大学院産業工学研究科2年次生の原田裕二郎さんが8月13日、14日に、ドイツ・ベルリンで開かれた国際会議「8th International Conference on Advanced Computer Theory and Engineering」(ICACTE 2015)で研究成果を発表。論文の内容とプレゼンテーション能力が高く評価され、最優秀賞にあたる「Excellent Paper Award」を受賞しました。ICACTEは、IT技術に関する最新の情報を共有することを目的に毎年開催されているもので、国内外の大学や企業の学生、研究員らが集まり、30件以上の発表がありました。

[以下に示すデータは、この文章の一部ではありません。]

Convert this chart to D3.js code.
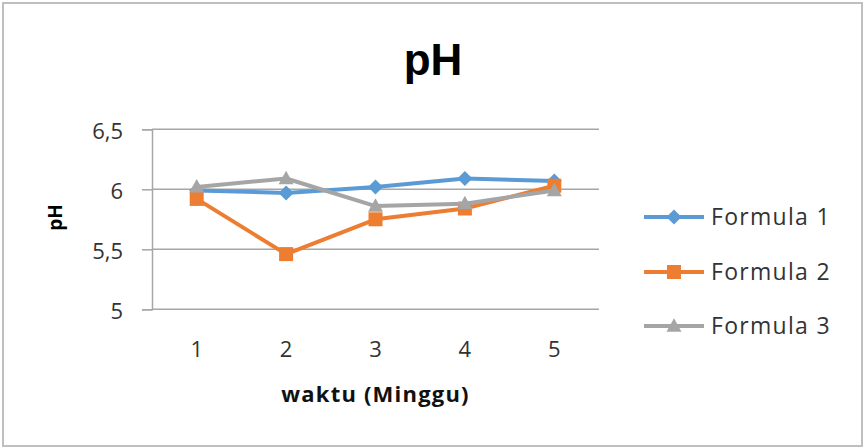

原田さんは基盤工学部電気電子情報工学科の藤本邦昭教授の研究室に所属し、藤本教授と高輪キャンパスにある情報通信学部の吉田正廣学部長(組込みソフトウェア工学科)、福原雅朗講師(同)、福岡工業大学の江口啓教授(工学部電子情報工学科)と共同で研究を進めてきました。ICACTEでは、これまでの成果をまとめた論文「A Minimum Manhattan Distance Retrieving Circuit Using Neuron CMOS Inverters(ニューロンCMOSインバータを用いた最小マンハッタン距離検索回路)」の内容を紹介。人の脳の神経細胞と似た性質を持つニューロンCMOSインバータを、コンピューターの記録装置であるメモリに用いた場合に、従来のものより高い性能を発揮する原理などについて解説しました。
原田さんは、「国際会議での発表は経験していましたが、受賞できたのは初めてでとても光栄です。これまで支えてくださった先生方の手厚いサポートに対して、感謝の気持ちでいっぱいです。このメモリを使えば、コンピューターの画像認証機能が向上し、スマートフォンの指紋認証の速度が上がるなど、数え切れないほど多くの恩恵があります。実用化に向けて研究を重ね、社会に貢献できるよう力を尽くします」と話していました。藤本教授は、「吉田先生をはじめ、福原先生、江口先生とはこの研究に、5年以上前から取り組んできました。原田くんがそこに加わり、若い力でもってさらに新たなデータを蓄積してくれました。今後も発表の場を提供するとともに、学びの環境をよりいっそう充実させていきたい」と語りました。
また原田さんは、8月20日から22日まで、中国・大連で行われた国際会議「The tenth International Conference on Innovative Computing, Information and Control」(ICICIC2015)にも出席。産業工学研究科情報工学専攻2年次生の川上裕之さんとともに研究成果を発表しました。原田さんは2年間で6件目、川上さんは2件目となる国際会議での発表ということもあり、英語でのプレゼンテーションや質疑応答も難なくこなしました。